A coalition of independence supporters promising secession on an 18-month timescale, scaremongering about the EU and pensions, talk of federalism as a possible compromise; it’s tempting to say been there, done that.

By the time this column appears it ought to be clear whether a de facto referendum has been won and Catalans are on a doubtlessly rocky road to a unilateral declaration of independence from Spain.

Even if that carries majority Catalan support, of course, Madrid will say no. Constitutionally they’d be correct – the Constitución Española prohibits such plebiscites – but politically it will be massively counterproductive, as has been the whole approach of Spanish Unionists for several years now.

Tell a group of people they can’t have something, and it’s axiomatic that more of them will end up wanting it. Had Madrid been a little more flexible in the past – and of course the Spanish constitution could have been amended – then the current situation in Barcelona might have been very different.

But then of course it’s easy to be wise after the event. Nevertheless, events in Spain offer valuable lessons to British Unionists in terms of managing interminable speculation about the circumstances surrounding another independence referendum in Scotland.

The SNP has skillfully created a convenient narrative that allows for another ballot following vaguely defined “material change” in circumstances.

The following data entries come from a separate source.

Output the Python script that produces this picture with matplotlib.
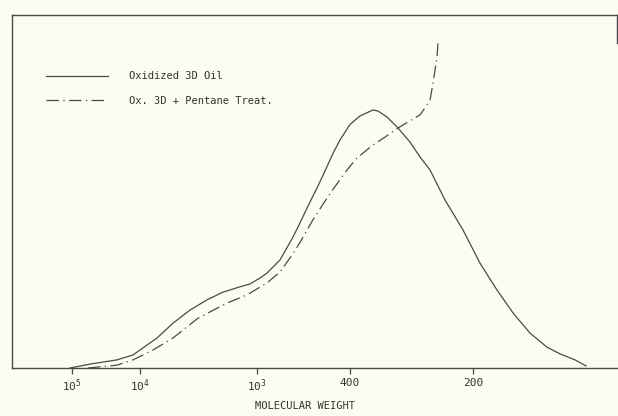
import matplotlib
matplotlib.use("Agg")
import matplotlib.pyplot as plt

# elution position (arbitrary units) and detector response (% of full scale)
oil_x = [5.8, 7.8, 10.5, 12.1, 12.8, 14.5, 16.1, 17.8, 19.5, 21.1, 22.8, 23.8,
         24.8, 25.5, 26.8, 28.1, 28.8, 29.5, 30.5, 31.1, 32.1, 32.8, 33.8, 34.8,
         36.1, 36.6, 37.5, 38.6, 39.8, 40.8, 41.8, 43.3, 45.1, 46.8, 48.5, 50.1,
         51.8, 53.5, 54.8, 56.3, 57.4]
oil_y = [0.0, 1.1, 2.3, 3.7, 5.1, 8.5, 12.7, 16.4, 19.3, 21.5, 23.0, 23.8,
         25.5, 26.9, 30.6, 37.1, 41.1, 45.3, 51.0, 54.6, 60.8, 64.6, 69.0, 71.4,
         73.1, 72.8, 71.1, 68.0, 64.0, 59.8, 56.1, 47.6, 39.1, 29.7, 22.1, 15.6,
         9.9, 5.9, 4.0, 2.3, 0.6]

pent_x = [7.6, 10.5, 12.1, 14.1, 16.1, 18.5, 19.8, 21.5, 23.5, 25.5, 26.8, 28.1,
          28.8, 30.1, 31.1, 32.1, 33.5, 34.5, 36.1, 37.3, 38.6, 40.8, 41.3, 41.8,
          42.1, 42.3, 42.5, 42.6]
pent_y = [0.0, 0.8, 2.3, 5.1, 8.5, 13.9, 15.9, 18.4, 20.7, 24.1, 27.2, 32.4,
          35.6, 42.0, 46.4, 50.6, 56.1, 59.5, 63.2, 65.4, 68.0, 71.7, 73.7, 75.9,
          80.7, 84.4, 88.1, 92.1]

tick_pos = [6.0, 12.8, 24.5, 33.8, 46.1]
tick_labels = [r'$\mathregular{10^5}$', r'$\mathregular{10^4}$', r'$\mathregular{10^3}$', '400', '200']

plt.rcParams['font.family'] = 'DejaVu Sans Mono'
plt.rcParams['mathtext.fontset'] = 'custom'
plt.rcParams['mathtext.rm'] = 'DejaVu Sans Mono'

BG = '#fcfcf0'
INK = '#4a4a4a'

fig = plt.figure(figsize=(6.18, 4.16), dpi=100, facecolor=BG)
ax = fig.add_axes([12/618, 1 - 368/416, 605/618, 353/416])
ax.set_facecolor(BG)

ax.plot(oil_x, oil_y, color=INK, lw=0.9, label='Oxidized 3D Oil')
ax.plot(pent_x, pent_y, color=INK, lw=0.9, dashes=(10, 3.5, 1, 3.5),
        label='Ox. 3D + Pentane Treat.')

ax.set_xlim(0, 60.5)
ax.set_ylim(0, 100)

for s in ['left', 'top', 'bottom', 'right']:
    ax.spines[s].set_color(INK)
    ax.spines[s].set_linewidth(1.0)
ax.spines['right'].set_bounds(92.1, 100)

ax.set_xticks(tick_pos)
ax.set_xticklabels(tick_labels, fontsize=8, color='#333333')
ax.tick_params(axis='x', direction='out', length=4, width=0.9, color=INK, pad=3)
ax.set_yticks([])

leg = ax.legend(loc='upper left', bbox_to_anchor=(0.056, 0.84), frameon=False,
                fontsize=7.5, handlelength=6, handletextpad=2.0,
                labelspacing=1.4, borderpad=0, borderaxespad=0)
for t in leg.get_texts():
    t.set_color('#333333')

fig.text(305/618, 1 - 406/416, 'MOLECULAR WEIGHT', fontsize=7.5, color='#333333',
         ha='center', va='center')

fig.savefig('out.png', dpi=100, facecolor=BG)
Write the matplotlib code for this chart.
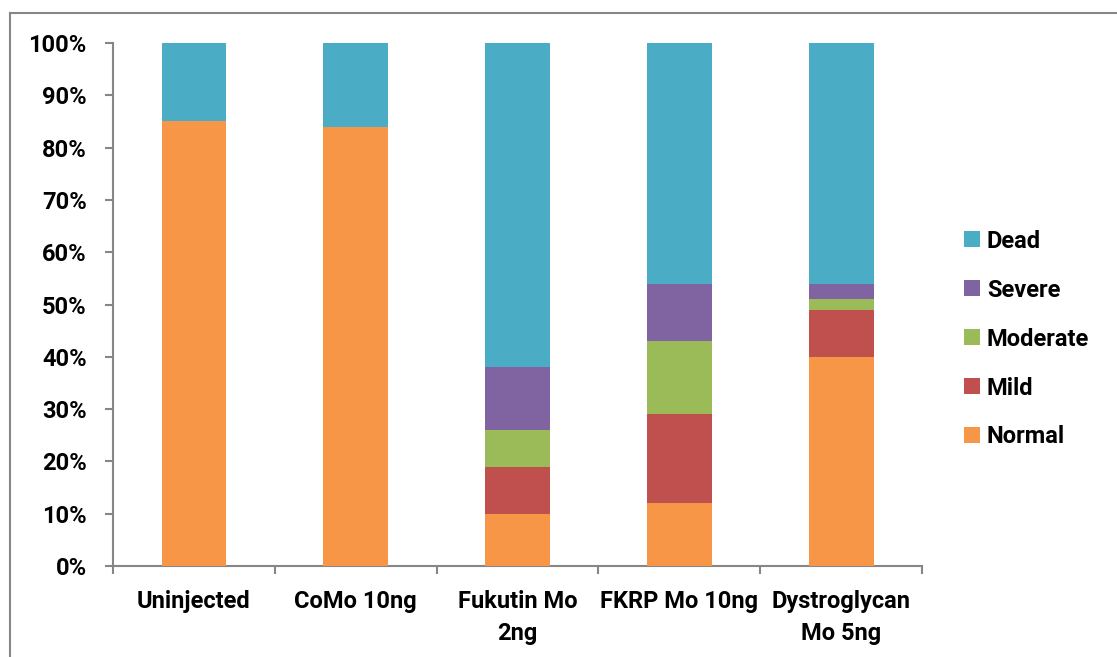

And, given the precedent created by the first referendum, another majority Scottish Government would be in a strong position to demand another referendum from Westminster.

And if Westminster says no, in the manner of Spain, it doesn’t take Ipsos MORI to figure out what would happen next: support for independence would surge, creating unstoppable momentum. Importantly, the SNP has never conceded the point that it’s constitutionally incapable of holding a referendum without the UK’s permission, a la Catalonia almost exactly a year ago.

There are several ways of managing this situation, none of them ideal. Under a written constitution the UK Government could make unilateral secession illegal (as in the US and Spain), or it could compromise and concede that right but qualify it with certain conditions. As David Melding, the Welsh Conservative constitutional thinker, put it a few years ago: “A right of secession needs to be recognised but set at a high level for operation.”

This might take the form of what the Canadians called a “Clarity Act”, passed in the wake of the 1995 referendum in Quebec. This stipulated many things but ducked the issue of a threshold, thus becoming, in a gift to satirists, a rather unclear form of clarity. Nevertheless it at least reasserted the role of the federal government in the constitutional affairs of the Provinces.

Such a move would require a written constitution, which currently the UK (along with Israel and New Zealand) lacks. Recently, however, there have been interesting shifts in Unionist thinking. First, clauses added to the Scotland Bill in an imperfect attempt to make Holyrood “permanent” hint at a codified constitution, while two senior figures have explicitly backed a written constitution.

In a recent Nuffield College paper, “All aboard the Constitutional Express? Where is the Scotland Bill taking the UK?”, Professor Jim Gallagher – a key figure in most recent Unionist strategy – talks approvingly of the Smith process making Holyrood “more like a legislature in a federal system whose status is set out clearly in a written constitution”.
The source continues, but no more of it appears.